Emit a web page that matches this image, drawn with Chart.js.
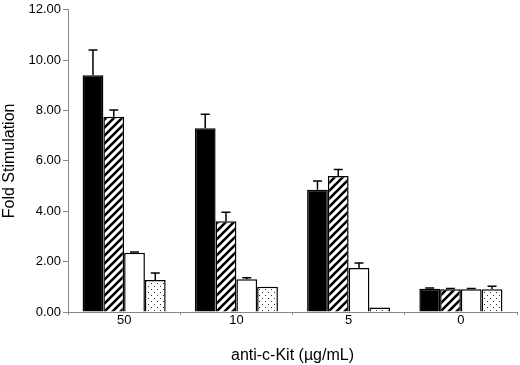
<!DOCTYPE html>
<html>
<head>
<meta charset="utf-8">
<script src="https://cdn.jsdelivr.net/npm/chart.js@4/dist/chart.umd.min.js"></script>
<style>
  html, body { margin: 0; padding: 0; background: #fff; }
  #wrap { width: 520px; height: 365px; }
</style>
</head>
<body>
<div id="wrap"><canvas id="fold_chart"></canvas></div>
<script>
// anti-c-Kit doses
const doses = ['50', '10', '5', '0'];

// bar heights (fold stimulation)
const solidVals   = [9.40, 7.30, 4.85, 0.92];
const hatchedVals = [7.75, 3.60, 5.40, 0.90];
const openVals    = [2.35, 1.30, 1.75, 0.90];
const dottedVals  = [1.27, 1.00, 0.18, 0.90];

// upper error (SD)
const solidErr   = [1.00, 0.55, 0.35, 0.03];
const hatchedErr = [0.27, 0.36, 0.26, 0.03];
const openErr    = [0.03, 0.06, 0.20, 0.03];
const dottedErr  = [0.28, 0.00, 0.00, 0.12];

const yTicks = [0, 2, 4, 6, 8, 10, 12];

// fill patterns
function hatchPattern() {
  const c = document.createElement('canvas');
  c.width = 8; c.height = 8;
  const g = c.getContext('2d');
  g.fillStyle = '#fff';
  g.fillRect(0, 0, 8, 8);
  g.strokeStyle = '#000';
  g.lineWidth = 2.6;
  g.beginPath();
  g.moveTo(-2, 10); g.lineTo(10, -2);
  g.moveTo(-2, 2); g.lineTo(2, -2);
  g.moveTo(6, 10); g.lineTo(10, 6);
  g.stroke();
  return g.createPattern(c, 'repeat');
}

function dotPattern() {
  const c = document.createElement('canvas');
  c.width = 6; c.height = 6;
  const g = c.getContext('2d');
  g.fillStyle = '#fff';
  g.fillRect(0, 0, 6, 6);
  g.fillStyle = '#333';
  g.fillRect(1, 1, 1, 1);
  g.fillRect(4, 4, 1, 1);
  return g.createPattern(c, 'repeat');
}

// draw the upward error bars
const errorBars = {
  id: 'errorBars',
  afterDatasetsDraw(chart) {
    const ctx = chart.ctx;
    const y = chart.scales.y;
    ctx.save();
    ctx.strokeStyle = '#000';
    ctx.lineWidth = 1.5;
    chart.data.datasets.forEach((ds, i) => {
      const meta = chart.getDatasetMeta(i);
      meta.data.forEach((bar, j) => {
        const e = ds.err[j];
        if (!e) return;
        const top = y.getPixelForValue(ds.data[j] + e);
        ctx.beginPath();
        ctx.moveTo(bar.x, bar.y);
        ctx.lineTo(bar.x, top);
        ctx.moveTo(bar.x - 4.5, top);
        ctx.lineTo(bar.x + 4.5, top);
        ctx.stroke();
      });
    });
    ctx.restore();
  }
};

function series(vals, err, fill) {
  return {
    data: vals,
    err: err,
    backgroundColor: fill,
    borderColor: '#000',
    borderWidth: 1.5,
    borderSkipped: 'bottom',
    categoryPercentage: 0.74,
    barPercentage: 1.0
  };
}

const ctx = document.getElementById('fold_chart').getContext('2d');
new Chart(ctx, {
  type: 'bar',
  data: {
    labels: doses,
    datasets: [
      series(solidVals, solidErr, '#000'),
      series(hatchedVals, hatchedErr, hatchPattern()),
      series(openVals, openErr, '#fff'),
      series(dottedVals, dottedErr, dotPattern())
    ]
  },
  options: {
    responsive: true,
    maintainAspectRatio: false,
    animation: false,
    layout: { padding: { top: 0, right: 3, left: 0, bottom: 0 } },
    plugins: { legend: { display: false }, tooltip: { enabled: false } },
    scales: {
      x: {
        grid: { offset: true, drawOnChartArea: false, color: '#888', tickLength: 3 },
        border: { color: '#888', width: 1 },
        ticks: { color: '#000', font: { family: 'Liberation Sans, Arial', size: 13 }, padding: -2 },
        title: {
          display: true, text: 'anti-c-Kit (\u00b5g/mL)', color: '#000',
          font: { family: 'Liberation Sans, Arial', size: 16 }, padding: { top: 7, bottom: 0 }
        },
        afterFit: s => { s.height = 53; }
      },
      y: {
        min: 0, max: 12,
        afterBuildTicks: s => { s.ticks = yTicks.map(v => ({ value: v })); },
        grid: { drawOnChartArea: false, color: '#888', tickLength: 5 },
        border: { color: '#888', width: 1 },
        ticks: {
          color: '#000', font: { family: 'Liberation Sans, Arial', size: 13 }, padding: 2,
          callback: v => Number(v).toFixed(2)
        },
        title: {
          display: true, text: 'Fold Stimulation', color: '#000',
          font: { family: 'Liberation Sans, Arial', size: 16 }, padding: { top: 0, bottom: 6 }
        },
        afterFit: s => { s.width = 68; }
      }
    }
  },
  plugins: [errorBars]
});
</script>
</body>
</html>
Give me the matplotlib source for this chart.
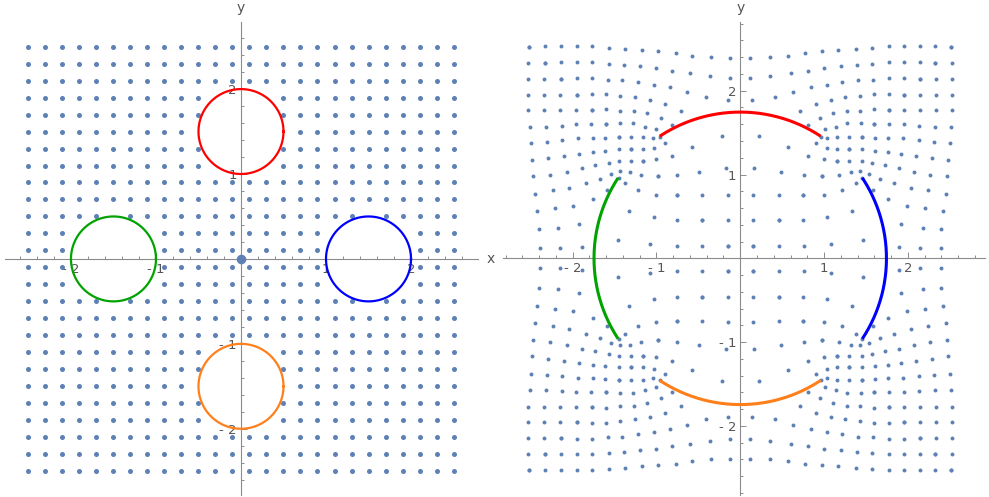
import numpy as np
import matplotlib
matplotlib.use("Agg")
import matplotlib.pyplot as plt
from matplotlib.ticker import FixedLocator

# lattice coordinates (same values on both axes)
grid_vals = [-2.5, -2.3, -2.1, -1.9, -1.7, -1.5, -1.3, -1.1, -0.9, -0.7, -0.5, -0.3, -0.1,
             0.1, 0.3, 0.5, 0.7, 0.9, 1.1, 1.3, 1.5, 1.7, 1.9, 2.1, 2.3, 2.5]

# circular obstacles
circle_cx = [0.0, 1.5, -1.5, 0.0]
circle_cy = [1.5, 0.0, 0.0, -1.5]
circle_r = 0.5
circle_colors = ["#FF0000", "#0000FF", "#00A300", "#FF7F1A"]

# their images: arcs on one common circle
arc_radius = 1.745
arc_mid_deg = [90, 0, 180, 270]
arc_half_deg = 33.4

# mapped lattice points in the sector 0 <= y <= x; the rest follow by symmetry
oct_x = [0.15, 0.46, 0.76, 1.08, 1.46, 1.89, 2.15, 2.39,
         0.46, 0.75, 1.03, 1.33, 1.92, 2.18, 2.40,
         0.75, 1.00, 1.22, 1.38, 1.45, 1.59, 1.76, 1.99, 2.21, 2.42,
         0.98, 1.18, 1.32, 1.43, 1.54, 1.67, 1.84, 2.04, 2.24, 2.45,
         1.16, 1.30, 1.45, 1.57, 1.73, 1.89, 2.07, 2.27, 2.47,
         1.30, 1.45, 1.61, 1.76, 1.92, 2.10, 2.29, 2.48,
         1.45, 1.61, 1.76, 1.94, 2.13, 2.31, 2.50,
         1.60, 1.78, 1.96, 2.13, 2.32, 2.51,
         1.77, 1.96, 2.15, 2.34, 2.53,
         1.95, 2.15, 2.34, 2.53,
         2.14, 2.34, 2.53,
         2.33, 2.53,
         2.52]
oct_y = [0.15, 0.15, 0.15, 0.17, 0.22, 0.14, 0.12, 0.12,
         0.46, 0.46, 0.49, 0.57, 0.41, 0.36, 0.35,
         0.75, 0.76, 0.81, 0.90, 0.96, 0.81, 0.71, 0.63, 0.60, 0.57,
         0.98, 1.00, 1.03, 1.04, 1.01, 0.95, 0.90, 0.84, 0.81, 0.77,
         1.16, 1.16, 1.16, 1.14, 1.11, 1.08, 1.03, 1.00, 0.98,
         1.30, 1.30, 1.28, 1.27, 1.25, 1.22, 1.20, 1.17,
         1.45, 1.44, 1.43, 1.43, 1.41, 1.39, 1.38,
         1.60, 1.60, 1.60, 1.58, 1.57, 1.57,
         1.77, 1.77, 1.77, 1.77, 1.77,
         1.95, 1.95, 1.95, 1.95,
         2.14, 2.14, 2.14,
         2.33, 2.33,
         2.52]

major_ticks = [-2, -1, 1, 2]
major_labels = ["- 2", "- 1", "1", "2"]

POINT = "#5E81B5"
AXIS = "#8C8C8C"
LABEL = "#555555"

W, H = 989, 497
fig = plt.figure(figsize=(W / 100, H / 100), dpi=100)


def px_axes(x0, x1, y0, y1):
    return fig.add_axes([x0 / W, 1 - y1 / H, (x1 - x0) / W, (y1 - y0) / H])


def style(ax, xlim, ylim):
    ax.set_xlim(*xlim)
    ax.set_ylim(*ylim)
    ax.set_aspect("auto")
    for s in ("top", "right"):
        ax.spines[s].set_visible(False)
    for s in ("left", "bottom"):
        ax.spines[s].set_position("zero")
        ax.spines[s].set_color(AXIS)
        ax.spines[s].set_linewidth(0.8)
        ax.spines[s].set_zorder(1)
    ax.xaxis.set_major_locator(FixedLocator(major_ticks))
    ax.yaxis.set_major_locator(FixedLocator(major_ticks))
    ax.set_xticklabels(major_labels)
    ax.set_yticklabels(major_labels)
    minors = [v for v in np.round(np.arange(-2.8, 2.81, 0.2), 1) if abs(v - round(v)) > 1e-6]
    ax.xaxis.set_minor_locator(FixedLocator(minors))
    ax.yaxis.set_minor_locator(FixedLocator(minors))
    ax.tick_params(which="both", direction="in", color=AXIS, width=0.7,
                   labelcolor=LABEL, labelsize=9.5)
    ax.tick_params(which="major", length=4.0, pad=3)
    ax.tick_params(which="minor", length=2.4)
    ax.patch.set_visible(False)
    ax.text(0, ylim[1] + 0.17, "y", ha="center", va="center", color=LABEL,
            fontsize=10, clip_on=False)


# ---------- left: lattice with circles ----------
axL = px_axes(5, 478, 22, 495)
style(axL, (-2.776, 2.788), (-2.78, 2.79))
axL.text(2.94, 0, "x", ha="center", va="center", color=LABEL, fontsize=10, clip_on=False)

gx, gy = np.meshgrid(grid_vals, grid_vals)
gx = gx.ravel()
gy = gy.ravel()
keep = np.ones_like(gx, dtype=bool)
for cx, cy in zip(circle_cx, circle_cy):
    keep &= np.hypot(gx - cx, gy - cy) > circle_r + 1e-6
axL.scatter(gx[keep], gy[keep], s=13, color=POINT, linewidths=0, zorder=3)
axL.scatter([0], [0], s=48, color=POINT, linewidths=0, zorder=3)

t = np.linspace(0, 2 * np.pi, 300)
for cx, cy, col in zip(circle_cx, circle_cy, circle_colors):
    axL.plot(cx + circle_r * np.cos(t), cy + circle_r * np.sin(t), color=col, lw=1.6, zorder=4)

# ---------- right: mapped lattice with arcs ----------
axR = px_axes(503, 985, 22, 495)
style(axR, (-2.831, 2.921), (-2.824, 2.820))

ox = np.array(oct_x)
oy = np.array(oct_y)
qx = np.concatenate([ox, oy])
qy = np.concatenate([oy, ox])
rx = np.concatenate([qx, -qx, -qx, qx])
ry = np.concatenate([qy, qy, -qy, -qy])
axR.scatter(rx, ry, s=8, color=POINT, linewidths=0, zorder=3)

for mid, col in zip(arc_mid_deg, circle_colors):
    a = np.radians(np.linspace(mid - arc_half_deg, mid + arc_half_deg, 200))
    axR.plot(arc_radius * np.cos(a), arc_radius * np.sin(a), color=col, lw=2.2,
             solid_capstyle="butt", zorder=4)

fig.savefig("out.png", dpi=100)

###

* **Problem details**: Word for word, repeat the lines above from the one with "Give me the matplotlib source for this chart." through the one with "from matplotlib.ticker import FixedLocator", and nothing beyond them. Omit the pictures.

* **Result for this exercise**:
Give me the matplotlib source for this chart.
import numpy as np
import matplotlib
matplotlib.use("Agg")
import matplotlib.pyplot as plt
from matplotlib.ticker import FixedLocator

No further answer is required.